Depuis quelques années, avec la généralisation de l’internet domestique, se sont développés les réseaux sociaux électroniques (Social Networking – SN). LinkedIn est le plus emblématique, pour les professionnels, et MySpace le plus actif pour les particuliers. Deux outils francophones sont disponibles: 6nergies, et Viaduc. Et comme de bien entendu, là ou les outils SN étrangers sont pleinement opérationnels, conviviaux, et destinés à faire du « business développement », leurs homologues français sont élitistes, pleins de non-dits et de contraintes sociales, souvent inventées ou adaptées a ce nouveau support! Bien sûr, ce n’est pas le fait de leurs créateurs (souvent réseauteurs de formation, de cursus, ou de culture), mais bien le reflet de ce que la société française a de pire. En effet, le SN, c’est la vraie vie, mais en (beaucoup) plus rapide. Les gentils sont très gentils, les mesquins très mesquins. Et comme le français (hors réseauteur atavique), est très individualiste, et relativement égoïste, il veut bien exploiter l’outil à ses propres fins, mais n’autorise pas les autres à le faire. Il ne lit ni les règles, ni les modes d’emploi, il improvise un mode de comportement idéal lui convenant, et l’impose aux autres membres. Il y a donc une réelle difficulté à créer un réseau fiable, même en dehors de toute considération de Dunbar, et à obtenir une participation active de ses contacts.

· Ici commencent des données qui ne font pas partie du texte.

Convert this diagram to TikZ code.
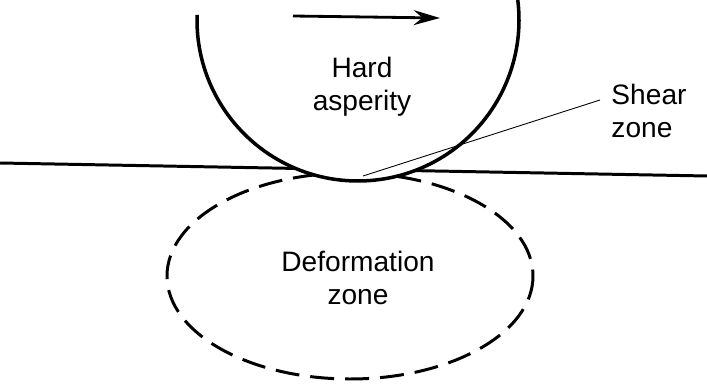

Plusieurs écueils empêchent la création de cercles vertueux autour du SN en France, sur des outils français, bien que les français présents sur les SN étrangers soient étonnamment conciliants et performants:

  1. l’aspect statutaire du SN; comme autrefois la clef des toilettes des cadres, l’accès au SN par la plèbe est souvent mal supporté par l’élite. Bien sûr, pas l’élite dirigeante, ou influençante, mais celle autoproclamée du middle-management, du pouvoir hiérarchique. Sans légitimité, cette vision statutaire du SN a un pouvoir de nuisance réel, dans le blocage du système.
  2. l’aspect auto-communication du SN; comme un diplôme ou une qualification, on proclame son appartenance à un SN, que l’on brandit comme un drapeau. D’où un ostracisme parfois puissant envers ceux qui ne le considèrent comme un outil.
  3. l’aspect revanche ethno-politico-sociale: le membre ne transfère pas de demandes provenant de quelqu’un ou transitant par quelqu’un ne lui convenant pas, sans laisser le choix au destinataire.
  4. l’aspect « pétri de certitudes »: bien que n’ayant pas lu le mode d’emploi de l’outil, le membre du SN impose ses propres règles souvent non dites, et d’autant plus violemment qu’il se croit protégé par un relatif anonymat, et qu’il est prêt à les enfreindre.
  5. l’attitude de l’éditeur de l’outil en matière de communication sur les règles et bonnes pratiques en usage: la modération non formalisée, très généraliste, produisant parfois un sentiment soit d’injustice, soit de laxisme, selon l’endroit on se trouve le membre, les décisions péremptoires, immédiates, rarement justifiées, et documentées. Le meilleur exemple est l’absence d’une rubrique indiquant clairement, dès la connexion, la liste des bonnes et mauvaises pratiques, ou si cette liste existe, son absence totale d’évolution au fil du temps, alors que de nouvelles pratiques ont dû apparaitre au fil des évolutions et des usages.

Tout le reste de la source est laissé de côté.